Language and culture are an interactive and interwoven part of a child's life. A child's patterns of communication are developed through multiple means such as family, socioeconomic status, dialect, and education. These language and cultural factors impact student learning. The growing population of ELL students in American classrooms makes it essential for the regular classroom teacher to know how they learn and use systematic, targeted strategies that lead to English proficiency. Instruction planned from an asset perspective acknowledges that English Language Learners are language experts. As an expert, nonnative speakers are empowered as they share and teach their classmates their native language. Depending upon the level of the ELL students' English proficiency, they can simply point to objects and say the non-English word or translate oral and written words and phrases into their native language. As language experts, ELL students are elevated to the status of teacher where they teach their native speaking class mates aspects of their language and knowledge about their country and culture (Gauthier, Holmes, & Rutledge, 2009).

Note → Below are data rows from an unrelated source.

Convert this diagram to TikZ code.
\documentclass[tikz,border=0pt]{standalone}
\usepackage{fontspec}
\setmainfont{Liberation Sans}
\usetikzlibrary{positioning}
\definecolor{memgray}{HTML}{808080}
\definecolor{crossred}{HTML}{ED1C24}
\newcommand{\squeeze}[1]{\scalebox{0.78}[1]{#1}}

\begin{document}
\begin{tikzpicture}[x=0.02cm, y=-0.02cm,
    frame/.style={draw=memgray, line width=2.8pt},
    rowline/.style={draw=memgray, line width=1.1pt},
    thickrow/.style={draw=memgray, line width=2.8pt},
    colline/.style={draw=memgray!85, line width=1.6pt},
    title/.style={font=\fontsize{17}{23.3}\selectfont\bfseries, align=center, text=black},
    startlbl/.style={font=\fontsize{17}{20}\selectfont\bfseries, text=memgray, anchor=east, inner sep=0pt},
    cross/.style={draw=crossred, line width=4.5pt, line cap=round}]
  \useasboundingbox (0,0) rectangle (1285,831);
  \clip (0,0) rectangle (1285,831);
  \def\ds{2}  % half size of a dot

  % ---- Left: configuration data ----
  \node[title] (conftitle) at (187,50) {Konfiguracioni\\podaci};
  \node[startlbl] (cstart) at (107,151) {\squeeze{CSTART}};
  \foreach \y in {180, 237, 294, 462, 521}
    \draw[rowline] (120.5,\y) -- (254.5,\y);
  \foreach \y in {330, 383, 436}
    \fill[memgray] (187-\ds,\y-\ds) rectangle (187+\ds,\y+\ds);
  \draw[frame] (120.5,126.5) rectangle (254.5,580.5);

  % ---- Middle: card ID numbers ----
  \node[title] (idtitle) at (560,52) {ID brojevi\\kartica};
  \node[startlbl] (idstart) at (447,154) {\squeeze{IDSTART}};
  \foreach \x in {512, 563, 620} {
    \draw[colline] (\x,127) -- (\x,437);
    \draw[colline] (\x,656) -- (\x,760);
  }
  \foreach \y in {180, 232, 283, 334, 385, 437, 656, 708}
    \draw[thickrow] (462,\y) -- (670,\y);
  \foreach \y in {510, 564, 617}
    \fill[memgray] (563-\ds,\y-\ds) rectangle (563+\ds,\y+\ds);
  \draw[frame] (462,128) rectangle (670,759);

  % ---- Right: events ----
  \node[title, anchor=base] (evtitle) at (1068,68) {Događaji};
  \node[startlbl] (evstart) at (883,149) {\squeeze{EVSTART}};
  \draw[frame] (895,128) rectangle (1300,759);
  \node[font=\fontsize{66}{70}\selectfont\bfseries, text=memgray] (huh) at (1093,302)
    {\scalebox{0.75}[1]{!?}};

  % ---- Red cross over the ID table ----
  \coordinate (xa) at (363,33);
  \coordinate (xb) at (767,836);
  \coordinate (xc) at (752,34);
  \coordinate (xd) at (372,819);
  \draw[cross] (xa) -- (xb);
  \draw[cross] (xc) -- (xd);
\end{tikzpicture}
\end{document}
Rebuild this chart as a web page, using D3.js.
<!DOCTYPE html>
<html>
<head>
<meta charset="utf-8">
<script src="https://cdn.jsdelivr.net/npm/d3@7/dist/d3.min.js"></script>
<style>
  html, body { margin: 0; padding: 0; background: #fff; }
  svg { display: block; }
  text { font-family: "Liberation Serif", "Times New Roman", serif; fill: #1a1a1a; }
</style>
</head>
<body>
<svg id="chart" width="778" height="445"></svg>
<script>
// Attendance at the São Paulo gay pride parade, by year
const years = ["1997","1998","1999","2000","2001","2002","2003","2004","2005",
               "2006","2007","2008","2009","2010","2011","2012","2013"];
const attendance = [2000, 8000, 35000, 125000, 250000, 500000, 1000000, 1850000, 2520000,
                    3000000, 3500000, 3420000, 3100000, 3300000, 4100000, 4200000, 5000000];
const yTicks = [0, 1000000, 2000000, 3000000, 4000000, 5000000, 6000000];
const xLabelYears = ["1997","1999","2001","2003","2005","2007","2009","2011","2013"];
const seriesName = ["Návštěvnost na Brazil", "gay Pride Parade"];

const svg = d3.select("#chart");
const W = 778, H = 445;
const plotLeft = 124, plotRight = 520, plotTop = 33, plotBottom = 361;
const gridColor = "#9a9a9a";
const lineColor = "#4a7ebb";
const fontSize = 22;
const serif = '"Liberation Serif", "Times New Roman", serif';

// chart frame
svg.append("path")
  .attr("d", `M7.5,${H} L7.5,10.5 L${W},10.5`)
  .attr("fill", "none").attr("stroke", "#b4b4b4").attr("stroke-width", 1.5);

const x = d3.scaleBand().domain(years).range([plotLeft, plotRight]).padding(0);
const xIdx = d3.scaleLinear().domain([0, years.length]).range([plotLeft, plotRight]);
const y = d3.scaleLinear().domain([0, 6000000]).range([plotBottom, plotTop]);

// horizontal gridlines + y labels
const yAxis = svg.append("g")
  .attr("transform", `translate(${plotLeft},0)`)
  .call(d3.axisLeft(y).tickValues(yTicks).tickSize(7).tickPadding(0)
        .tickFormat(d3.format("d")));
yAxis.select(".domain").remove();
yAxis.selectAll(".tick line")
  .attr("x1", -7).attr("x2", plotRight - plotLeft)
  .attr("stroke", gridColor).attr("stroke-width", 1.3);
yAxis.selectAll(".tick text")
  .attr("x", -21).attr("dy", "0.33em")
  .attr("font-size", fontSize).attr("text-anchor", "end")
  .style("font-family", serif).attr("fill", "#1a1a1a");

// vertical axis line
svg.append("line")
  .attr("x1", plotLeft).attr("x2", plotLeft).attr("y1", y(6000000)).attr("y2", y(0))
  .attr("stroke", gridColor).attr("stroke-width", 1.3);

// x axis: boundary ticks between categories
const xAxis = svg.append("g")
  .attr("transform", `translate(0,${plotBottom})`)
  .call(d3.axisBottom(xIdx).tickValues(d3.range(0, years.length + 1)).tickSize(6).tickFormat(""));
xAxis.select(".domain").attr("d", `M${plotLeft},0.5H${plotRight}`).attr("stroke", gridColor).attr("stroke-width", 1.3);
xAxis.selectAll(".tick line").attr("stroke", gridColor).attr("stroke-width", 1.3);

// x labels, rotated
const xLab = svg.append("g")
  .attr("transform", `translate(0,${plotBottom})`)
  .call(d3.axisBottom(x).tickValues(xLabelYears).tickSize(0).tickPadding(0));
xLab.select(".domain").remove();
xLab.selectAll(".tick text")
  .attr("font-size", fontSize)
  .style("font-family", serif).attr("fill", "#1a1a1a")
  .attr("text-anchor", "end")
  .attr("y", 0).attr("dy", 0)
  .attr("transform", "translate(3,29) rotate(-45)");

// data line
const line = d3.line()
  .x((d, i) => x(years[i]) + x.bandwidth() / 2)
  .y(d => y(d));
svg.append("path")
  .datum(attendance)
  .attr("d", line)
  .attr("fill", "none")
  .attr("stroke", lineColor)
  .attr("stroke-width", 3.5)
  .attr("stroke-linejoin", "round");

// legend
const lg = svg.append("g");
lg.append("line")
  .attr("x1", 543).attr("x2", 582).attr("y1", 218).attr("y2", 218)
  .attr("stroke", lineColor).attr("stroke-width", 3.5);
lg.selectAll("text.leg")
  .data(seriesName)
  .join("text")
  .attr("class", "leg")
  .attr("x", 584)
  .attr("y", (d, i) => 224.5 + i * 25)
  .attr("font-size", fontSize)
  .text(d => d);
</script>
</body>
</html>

Language acquisition is an everyday and yet magical feat of childhood. Learning and mastering one language is hard enough to do. Learning and mastering dual languages place additional difficulties on students entering a school environment where English is the native language. However, with the advances in technology, changes is attitudes, biases and the inclusion of parents has made bridging the gap in second language acquisition and bilingualism much easier.